- Born: Edwin Dudley Roberts 17 April 1931 Strathfield, New South Wales, Australia
- Died: 23 February 2015 (aged 83)
- Occupations: Television and film screenwriter, executive producer, composer
- Awards: 4 x AWGIE Awards; Henry Lawson Festival Award; Henry Lawson prize; Richard Lane Award;

= Ted Roberts =

Australian television screenwriter (1931–2015)

Edwin Dudley Roberts (17 April 1931 – 23 February 2015) was an Australian television screenwriter and supervising producer.

==Early life and education==
Roberts was born to Lesley Roberts and Louise Kearney in Strathfield, New South Wales. After completing his education at Marist Brothers College in Randwick, Roberts worked in advertising and sales promotion before commencing his career as a freelance writer for television and film.

==Television screenwriter==
Ted Roberts began his career in television in the 1960s, writing early episodes of Skippy the Bush Kangaroo. The series was screened in over eighty countries and its theme tune, composed by Eric Jupp, is one of the best known and most recognisable Australian tunes. The long version (the B side on the 45 rpm record) has lyrics written by Roberts.

Ted Roberts' other television credits include major Australian television series: Homicide (Seven Network, 1964–1976), Certain Women (ABC, 1973–1976), Rush (ABC 1974–1976), Patrol Boat (ABC 1979–1980), Just Us (telemovie, 1986, Seven Network), Water Rats (Nine Network, 1996–2001), A Country Practice, Blue Heelers, Mission Impossible and Star Trek.

==Film screenwriting==
Roberts' film credits include Bush Christmas, which starred Nicole Kidman in her first film, playing "one of three children searching for a stolen racehorse... The 1983 film, directed by Henri Safran, gives us a skinny, pink-cheeked, abundantly plainted Nicole, many moments of good humour, some fine location shots filmed in Queensland's Lamington Plateau, and music from band the Bushwackers."

==Awards==
He won four Australian Awgies and a Henry Lawson Festival Award for his writing, and received AFI and Logie nominations.

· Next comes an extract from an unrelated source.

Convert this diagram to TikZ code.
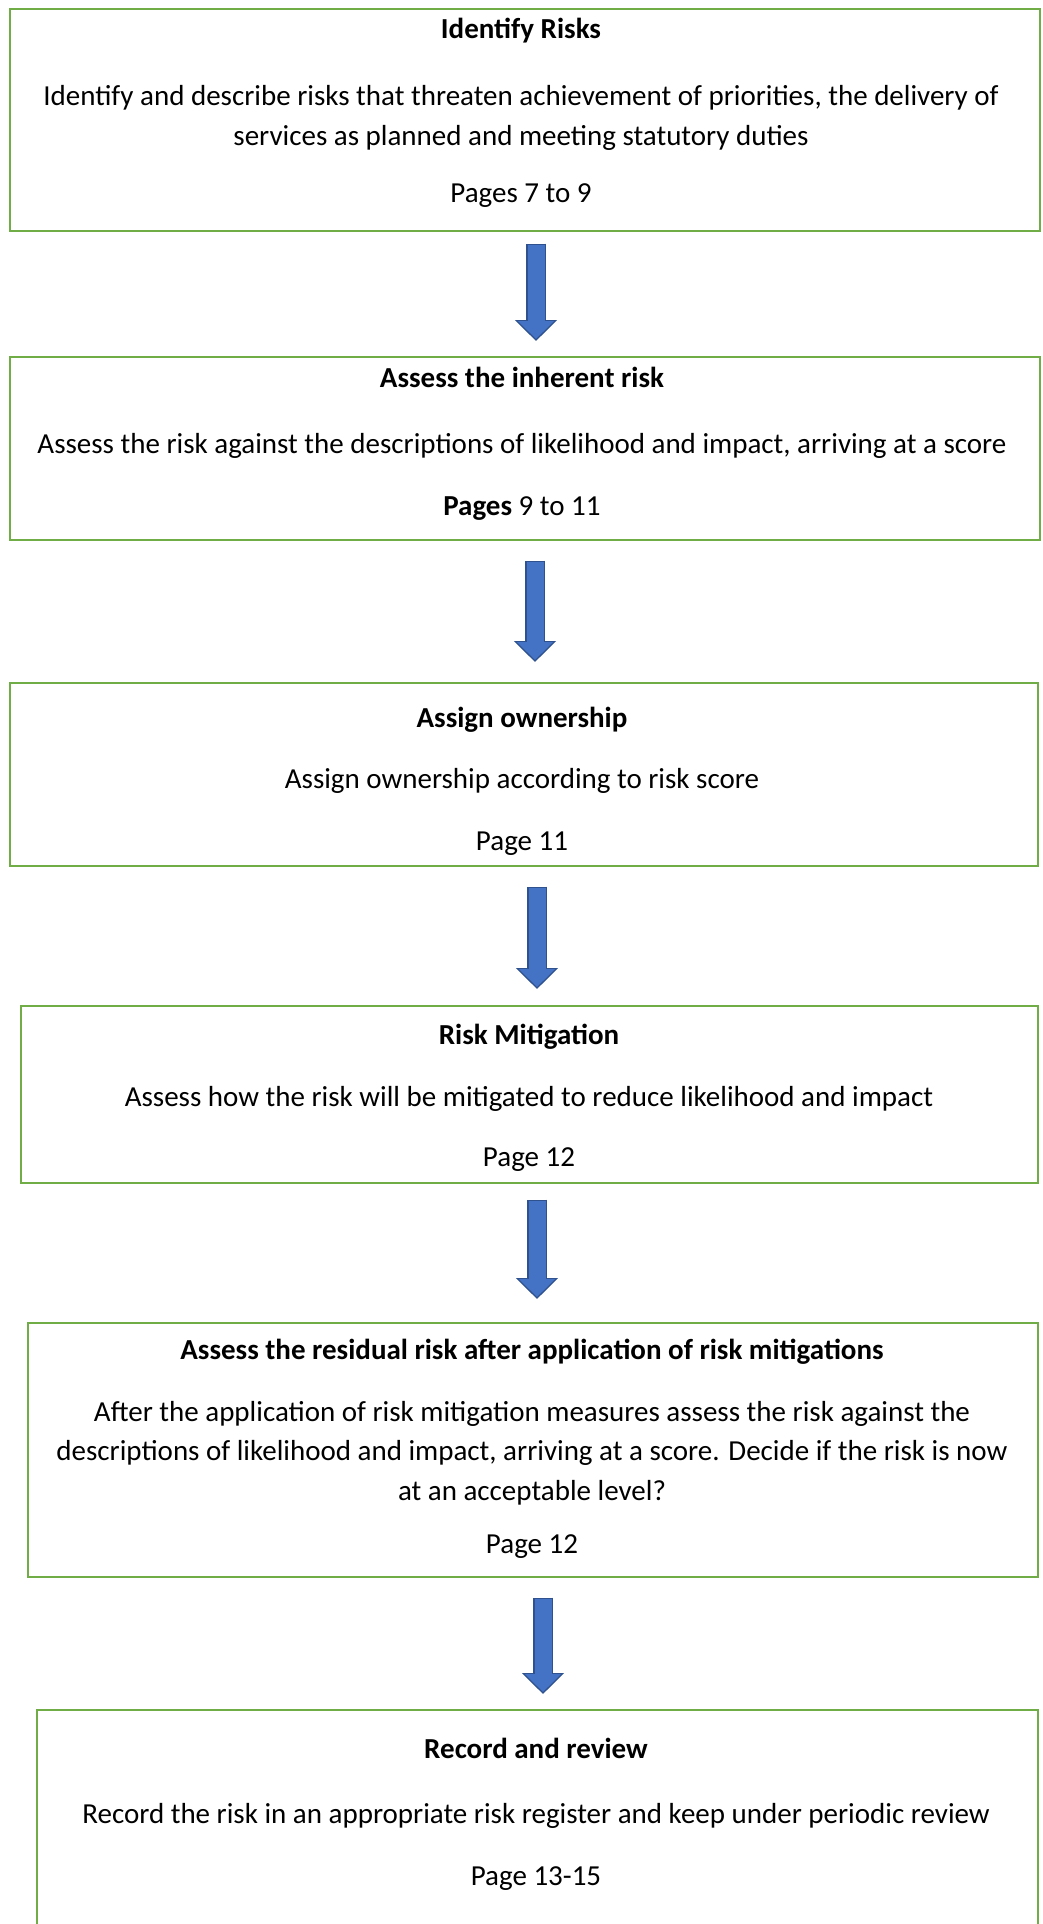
\documentclass[tikz,border=0pt]{standalone}
\usepackage{fontspec}
\setmainfont{Carlito}
\usepackage{xcolor}
\usepackage{tikz}
\usetikzlibrary{arrows.meta,positioning}

\definecolor{stepgreen}{HTML}{70AD47}
\definecolor{flowfill}{HTML}{4472C4}
\definecolor{flowline}{HTML}{2F528F}

\begin{document}
\begin{tikzpicture}[x=0.5pt, y=-0.5pt]
    \tikzstyle{frame} = [rectangle, draw=stepgreen, line width=1.2pt, inner sep=0pt]
    \tikzstyle{steptext} = [align=center, inner sep=0pt,
        font=\fontsize{14.5pt}{19.8pt}\selectfont]
    \tikzstyle{flow} = [draw=flowfill, line width=8.5pt,
        -{Triangle[width=17.5pt, length=9pt]},
        preaction={draw=flowline, line width=10pt,
            -{Triangle[width=20.5pt, length=10.5pt]},
            shorten >=-1pt, shorten <=-0.75pt}]
    \useasboundingbox (0,0) rectangle (1043,1924);

    % boxes
    \node (b1) [frame, minimum width=515pt, minimum height=111pt] at (525,120) {};
    \node (b2) [frame, minimum width=515pt, minimum height=91.5pt] at (525,448.5) {};
    \node (b3) [frame, minimum width=514pt, minimum height=91.5pt] at (524,774.5) {};
    \node (b4) [frame, minimum width=508.5pt, minimum height=88.5pt] at (529.5,1094.5) {};
    \node (b5) [frame, minimum width=505pt, minimum height=127pt] at (533,1450) {};
    \node (b6) [frame, minimum width=500.5pt, minimum height=120pt] at (537.5,1830) {};

    % texts
    \node (t1) [steptext] at (521,113) {\textbf{Identify Risks}\\[13.5pt]
        Identify and describe risks that threaten achievement of priorities, the delivery of\\
        services as planned and meeting statutory duties\\[9pt]
        Pages 7 to 9};
    \node (t2) [steptext] at (522,443.5) {\textbf{Assess the inherent risk}\\[13.5pt]
        Assess the risk against the descriptions of likelihood and impact, arriving at a score\\[11pt]
        \textbf{Pages} 9 to 11};
    \node (t3) [steptext] at (522,781) {\textbf{Assign ownership}\\[11pt]
        Assign ownership according to risk score\\[11pt]
        Page 11};
    \node (t4) [steptext] at (529,1098) {\textbf{Risk Mitigation}\\[11pt]
        Assess how the risk will be mitigated to reduce likelihood and impact\\[10.5pt]
        Page 12};
    \node (t5) [steptext] at (532,1449) {\textbf{Assess the residual risk after application of risk mitigations}\\[11pt]
        After the application of risk mitigation measures assess the risk against the\\
        descriptions of likelihood and impact, arriving at a score. Decide if the risk is now\\
        at an acceptable level?\\[7pt]
        Page 12};
    \node (t6) [steptext] at (536,1814.5) {\textbf{Record and review}\\[12.5pt]
        Record the risk in an appropriate risk register and keep under periodic review\\[11.5pt]
        Page 13-15};

    % arrows
    \coordinate (a1s) at (536,245);  \coordinate (a1e) at (536,339);
    \coordinate (a2s) at (535,562);  \coordinate (a2e) at (535,660);
    \coordinate (a3s) at (537,888);  \coordinate (a3e) at (537,987);
    \coordinate (a4s) at (537,1201); \coordinate (a4e) at (537,1297);
    \coordinate (a5s) at (543,1599); \coordinate (a5e) at (543,1692);
    \draw [flow] (a1s) -- (a1e);
    \draw [flow] (a2s) -- (a2e);
    \draw [flow] (a3s) -- (a3e);
    \draw [flow] (a4s) -- (a4e);
    \draw [flow] (a5s) -- (a5e);
\end{tikzpicture}
\end{document}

He won the 1974 Australian Writers' Guild in the Original Television Drama Category for Three Men of the City.

He was also winner of the Henry Lawson Prize (for the TV miniseries Lindsay's Boy (ABC, 1974).

In 2003 he was awarded the prestigious Richard Lane Award by the Australian Writers' Guild for Services to the Australian Writers' Guild.

==Death==
His death on 23 February 2015 was announced two days later in a press release by the Australian Writers Guild.

==Songs==
One of his first songs (1965) was "Bound for Hobart Town" with music by S.E. Libaek. Recorded by Leonard Teale and Andy Sundstrom on CBS records. The song celebrates the annual Sydney to Hobart yacht race for the Cruising Yacht Club of Australia.

A later commission was for the Decimal Currency Board. An advertising jingle for the introduction of decimal currency on 14 February 1966, the tune is to "Click Go the Shears".

In come the dollars and in come the cents
To replace the pounds and the shillings and the pence
Be prepared for change when the coins begin to mix
On the fourteenth of February 1966.

Chorus:

Clink go the coins, clink, clink, clink
Change over day is closer than you think
Learn the value of the coins and the way that they appear
And things will be much smoother when the decimal point is here.

In 1968, he composed My Pal Skippy to music by Eric Jupp.